The ghost knowledge concept is deeply relevant to 01-projects/phdata/index and 01-projects/phdata/career-transition. Consulting success depends on quickly acquiring ghost knowledge at each client — the undocumented context about which datasets are trustworthy, which stakeholders have political capital around certain metrics, and which “data quality issues” are actually business logic no one wrote down. This is also why consulting engagements need embedded time, not just deliverables.
The “data work is programming work” argument reinforces 06-reference/2026-04-03-uber-data-culture-first-principles (data as code) and connects to 06-reference/2026-04-03-analytics-engineering-everywhere (AE brings engineering practices to the analytics layer).
The developer-vs-analyst friction maps to the org design tensions in 06-reference/2026-03-31-block-hierarchy-to-intelligence — where you place the data team in the hierarchy determines which incentive structure wins.
For 01-projects/data-marketplace/index, ghost knowledge is the hardest thing to package into a data product. Raw data without context is low-value. The opportunity is in surfacing ghost knowledge alongside the data — metadata, lineage, known quirks, recommended use cases.
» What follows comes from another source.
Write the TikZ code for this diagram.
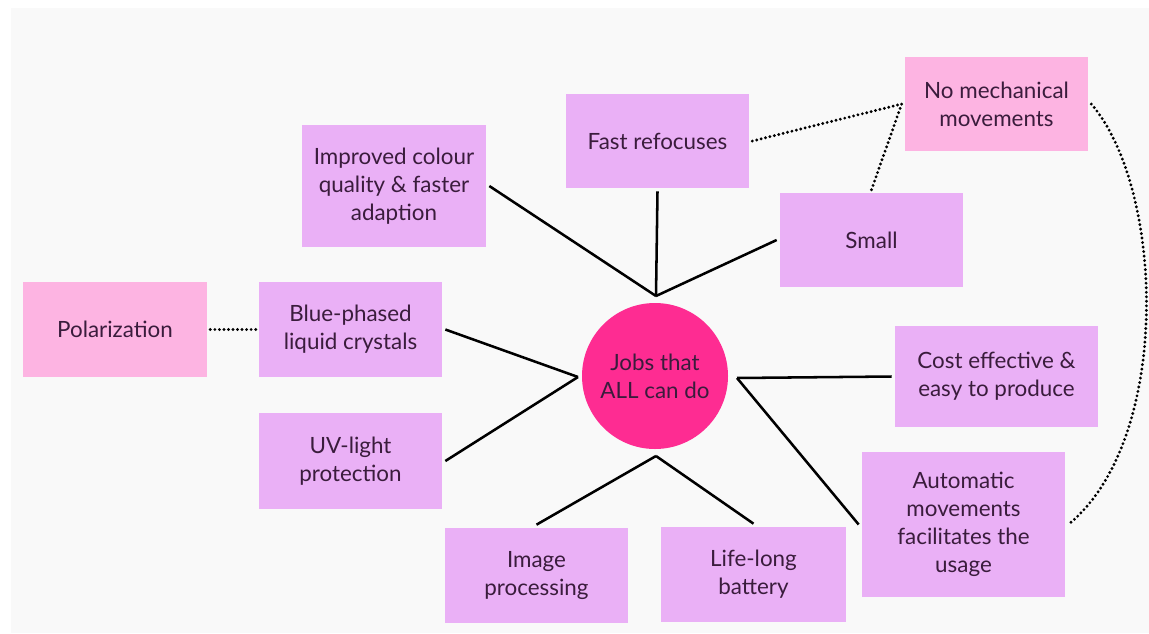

The power-law insight connects to 06-reference/2026-04-03-feature-stores-hierarchy — feature engineering is often about capturing tail behavior that averages would miss.
Open Questions
- How do you systematically capture ghost knowledge before it walks out the door when an analyst leaves? Is this what a well-maintained dbt project with thorough documentation actually achieves?
- If power-law distributions are the norm, what does that mean for standard BI dashboards that show averages and trends? Should the default visualization be different?
- The developer-analyst friction seems structural. Is there an org design pattern that genuinely resolves it, or is managed tension the best outcome?